THE PROBLEM:
Below this line are records; write out exactly the lines from the one containing "Output the Python" through the one containing "return (H - mb - yp) / ph", with the pictures left out.

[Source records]
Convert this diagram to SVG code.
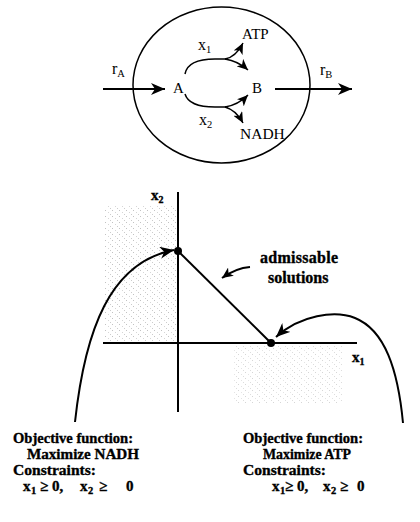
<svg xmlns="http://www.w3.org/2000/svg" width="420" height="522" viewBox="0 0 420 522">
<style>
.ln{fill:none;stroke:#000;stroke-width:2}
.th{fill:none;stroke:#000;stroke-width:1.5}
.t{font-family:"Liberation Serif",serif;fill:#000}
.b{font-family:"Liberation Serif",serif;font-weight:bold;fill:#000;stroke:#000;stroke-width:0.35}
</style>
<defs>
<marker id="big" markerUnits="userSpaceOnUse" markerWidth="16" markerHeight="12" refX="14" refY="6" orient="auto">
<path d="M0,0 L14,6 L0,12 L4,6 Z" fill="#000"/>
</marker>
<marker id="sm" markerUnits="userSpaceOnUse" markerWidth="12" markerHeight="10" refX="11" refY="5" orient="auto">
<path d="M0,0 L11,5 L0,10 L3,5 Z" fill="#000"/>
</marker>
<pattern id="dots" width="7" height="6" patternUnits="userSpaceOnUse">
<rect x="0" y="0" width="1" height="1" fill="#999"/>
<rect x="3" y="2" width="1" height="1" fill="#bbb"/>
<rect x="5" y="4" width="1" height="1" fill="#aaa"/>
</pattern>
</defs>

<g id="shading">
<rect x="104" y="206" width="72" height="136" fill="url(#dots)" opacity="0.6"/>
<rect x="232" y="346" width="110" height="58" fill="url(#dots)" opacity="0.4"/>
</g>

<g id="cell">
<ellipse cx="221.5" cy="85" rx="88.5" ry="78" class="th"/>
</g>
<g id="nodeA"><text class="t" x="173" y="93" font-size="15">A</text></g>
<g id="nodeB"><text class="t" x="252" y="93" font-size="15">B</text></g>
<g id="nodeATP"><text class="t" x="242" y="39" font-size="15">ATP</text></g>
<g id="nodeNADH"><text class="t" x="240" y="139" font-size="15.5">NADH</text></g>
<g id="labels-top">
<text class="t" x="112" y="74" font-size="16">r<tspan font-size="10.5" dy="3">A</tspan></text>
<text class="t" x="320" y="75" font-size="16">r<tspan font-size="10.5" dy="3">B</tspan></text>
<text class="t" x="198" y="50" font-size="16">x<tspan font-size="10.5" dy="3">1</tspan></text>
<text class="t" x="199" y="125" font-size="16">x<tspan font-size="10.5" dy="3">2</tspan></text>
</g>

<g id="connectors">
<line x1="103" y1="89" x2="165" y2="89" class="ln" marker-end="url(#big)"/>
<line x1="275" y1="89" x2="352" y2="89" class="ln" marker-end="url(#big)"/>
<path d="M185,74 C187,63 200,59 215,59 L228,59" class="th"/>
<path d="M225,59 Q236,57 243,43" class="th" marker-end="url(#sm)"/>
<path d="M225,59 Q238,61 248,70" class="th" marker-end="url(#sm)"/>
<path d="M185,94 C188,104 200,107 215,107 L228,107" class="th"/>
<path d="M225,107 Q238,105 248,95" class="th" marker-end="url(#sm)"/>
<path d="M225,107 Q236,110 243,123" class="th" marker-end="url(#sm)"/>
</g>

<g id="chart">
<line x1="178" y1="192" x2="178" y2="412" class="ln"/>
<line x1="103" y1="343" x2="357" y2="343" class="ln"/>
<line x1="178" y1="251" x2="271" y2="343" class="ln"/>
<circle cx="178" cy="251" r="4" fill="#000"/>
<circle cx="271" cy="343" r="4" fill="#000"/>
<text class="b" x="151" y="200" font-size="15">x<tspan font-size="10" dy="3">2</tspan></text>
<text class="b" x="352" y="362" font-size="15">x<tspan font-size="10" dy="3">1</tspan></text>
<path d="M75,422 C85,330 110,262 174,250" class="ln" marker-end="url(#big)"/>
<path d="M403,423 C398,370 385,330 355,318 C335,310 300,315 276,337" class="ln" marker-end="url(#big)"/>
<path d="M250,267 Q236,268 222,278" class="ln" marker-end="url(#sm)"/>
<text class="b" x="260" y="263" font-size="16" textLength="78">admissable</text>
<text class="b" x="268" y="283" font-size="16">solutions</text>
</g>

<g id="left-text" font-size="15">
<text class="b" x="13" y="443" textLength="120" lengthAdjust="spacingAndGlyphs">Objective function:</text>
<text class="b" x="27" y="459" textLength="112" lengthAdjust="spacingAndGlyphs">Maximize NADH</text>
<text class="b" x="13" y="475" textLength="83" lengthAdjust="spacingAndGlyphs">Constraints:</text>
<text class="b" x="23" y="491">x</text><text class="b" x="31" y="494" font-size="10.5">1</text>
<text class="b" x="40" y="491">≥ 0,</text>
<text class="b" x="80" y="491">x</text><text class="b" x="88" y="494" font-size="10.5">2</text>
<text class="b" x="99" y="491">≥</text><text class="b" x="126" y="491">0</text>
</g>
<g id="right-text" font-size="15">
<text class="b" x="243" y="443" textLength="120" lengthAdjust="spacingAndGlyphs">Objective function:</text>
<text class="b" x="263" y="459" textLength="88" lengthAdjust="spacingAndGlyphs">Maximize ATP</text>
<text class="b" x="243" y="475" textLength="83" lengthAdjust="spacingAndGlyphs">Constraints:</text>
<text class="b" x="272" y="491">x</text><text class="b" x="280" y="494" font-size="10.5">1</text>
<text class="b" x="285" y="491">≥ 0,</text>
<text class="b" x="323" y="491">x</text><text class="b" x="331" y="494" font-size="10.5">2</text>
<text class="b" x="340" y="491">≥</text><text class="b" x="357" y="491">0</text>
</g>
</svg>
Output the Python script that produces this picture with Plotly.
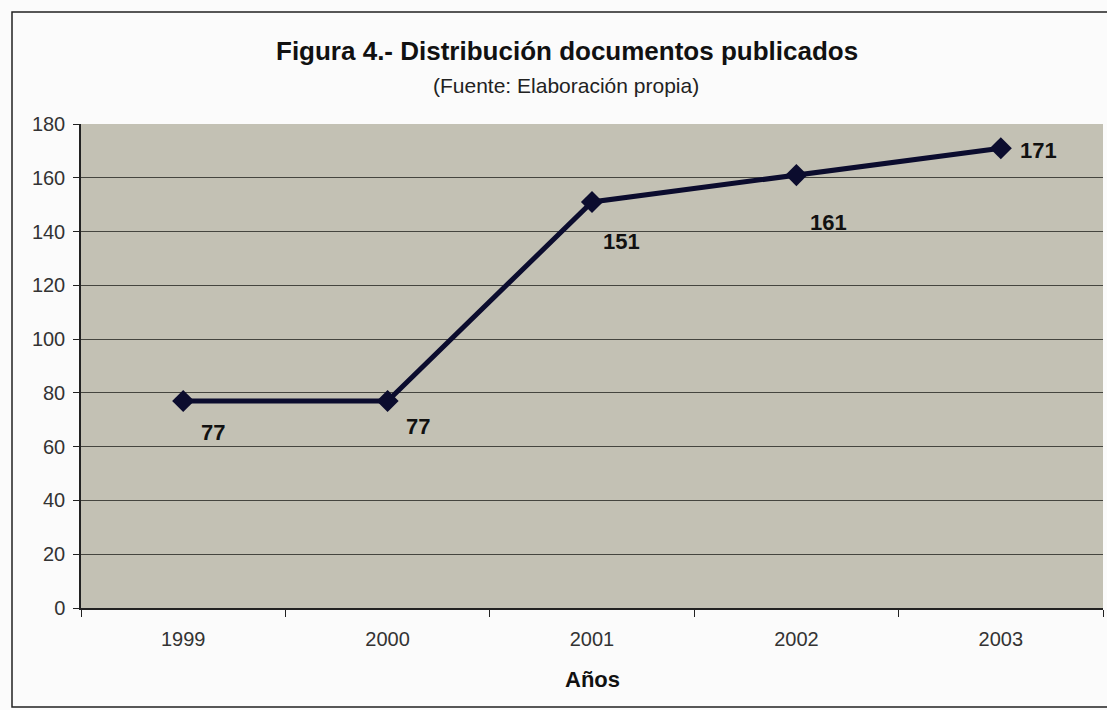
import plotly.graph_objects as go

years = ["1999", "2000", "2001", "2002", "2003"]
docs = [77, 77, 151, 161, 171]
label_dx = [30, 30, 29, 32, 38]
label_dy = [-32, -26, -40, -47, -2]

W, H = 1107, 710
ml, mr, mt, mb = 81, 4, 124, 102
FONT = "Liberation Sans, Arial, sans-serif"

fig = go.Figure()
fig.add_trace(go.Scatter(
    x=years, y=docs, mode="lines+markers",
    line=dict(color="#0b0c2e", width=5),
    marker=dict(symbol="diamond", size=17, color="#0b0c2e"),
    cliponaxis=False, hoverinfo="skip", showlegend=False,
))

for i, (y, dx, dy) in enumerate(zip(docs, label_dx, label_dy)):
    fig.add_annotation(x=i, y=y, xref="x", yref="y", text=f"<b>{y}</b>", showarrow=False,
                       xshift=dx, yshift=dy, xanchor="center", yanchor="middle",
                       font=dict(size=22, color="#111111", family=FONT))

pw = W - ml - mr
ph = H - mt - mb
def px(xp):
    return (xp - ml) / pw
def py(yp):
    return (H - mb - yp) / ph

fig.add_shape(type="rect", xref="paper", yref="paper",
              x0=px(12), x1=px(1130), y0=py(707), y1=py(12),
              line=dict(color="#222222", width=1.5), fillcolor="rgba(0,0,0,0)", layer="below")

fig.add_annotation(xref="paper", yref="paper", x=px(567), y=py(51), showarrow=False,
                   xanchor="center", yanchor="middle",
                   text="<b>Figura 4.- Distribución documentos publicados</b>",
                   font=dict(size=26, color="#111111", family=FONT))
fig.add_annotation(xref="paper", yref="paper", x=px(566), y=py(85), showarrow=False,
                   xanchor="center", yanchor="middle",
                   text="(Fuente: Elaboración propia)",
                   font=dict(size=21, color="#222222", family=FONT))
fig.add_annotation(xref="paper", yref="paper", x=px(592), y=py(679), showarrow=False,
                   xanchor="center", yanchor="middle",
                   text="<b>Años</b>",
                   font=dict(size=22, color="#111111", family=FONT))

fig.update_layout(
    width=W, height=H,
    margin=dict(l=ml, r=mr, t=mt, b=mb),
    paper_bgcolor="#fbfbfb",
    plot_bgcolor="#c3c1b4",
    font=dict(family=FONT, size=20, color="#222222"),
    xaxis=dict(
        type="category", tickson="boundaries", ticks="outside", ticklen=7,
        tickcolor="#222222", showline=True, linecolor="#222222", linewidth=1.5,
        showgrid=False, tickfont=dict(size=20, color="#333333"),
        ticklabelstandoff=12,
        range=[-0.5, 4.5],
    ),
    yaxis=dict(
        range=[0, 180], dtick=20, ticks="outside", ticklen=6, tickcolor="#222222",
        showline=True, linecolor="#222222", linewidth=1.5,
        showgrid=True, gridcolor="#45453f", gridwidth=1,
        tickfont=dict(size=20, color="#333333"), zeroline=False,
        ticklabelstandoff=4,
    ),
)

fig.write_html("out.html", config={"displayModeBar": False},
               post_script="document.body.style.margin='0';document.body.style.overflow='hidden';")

REPLY:
Output the Python script that produces this picture with Plotly.
import plotly.graph_objects as go

years = ["1999", "2000", "2001", "2002", "2003"]
docs = [77, 77, 151, 161, 171]
label_dx = [30, 30, 29, 32, 38]
label_dy = [-32, -26, -40, -47, -2]

W, H = 1107, 710
ml, mr, mt, mb = 81, 4, 124, 102
FONT = "Liberation Sans, Arial, sans-serif"

fig = go.Figure()
fig.add_trace(go.Scatter(
    x=years, y=docs, mode="lines+markers",
    line=dict(color="#0b0c2e", width=5),
    marker=dict(symbol="diamond", size=17, color="#0b0c2e"),
    cliponaxis=False, hoverinfo="skip", showlegend=False,
))

for i, (y, dx, dy) in enumerate(zip(docs, label_dx, label_dy)):
    fig.add_annotation(x=i, y=y, xref="x", yref="y", text=f"<b>{y}</b>", showarrow=False,
                       xshift=dx, yshift=dy, xanchor="center", yanchor="middle",
                       font=dict(size=22, color="#111111", family=FONT))

pw = W - ml - mr
ph = H - mt - mb
def px(xp):
    return (xp - ml) / pw
def py(yp):
    return (H - mb - yp) / ph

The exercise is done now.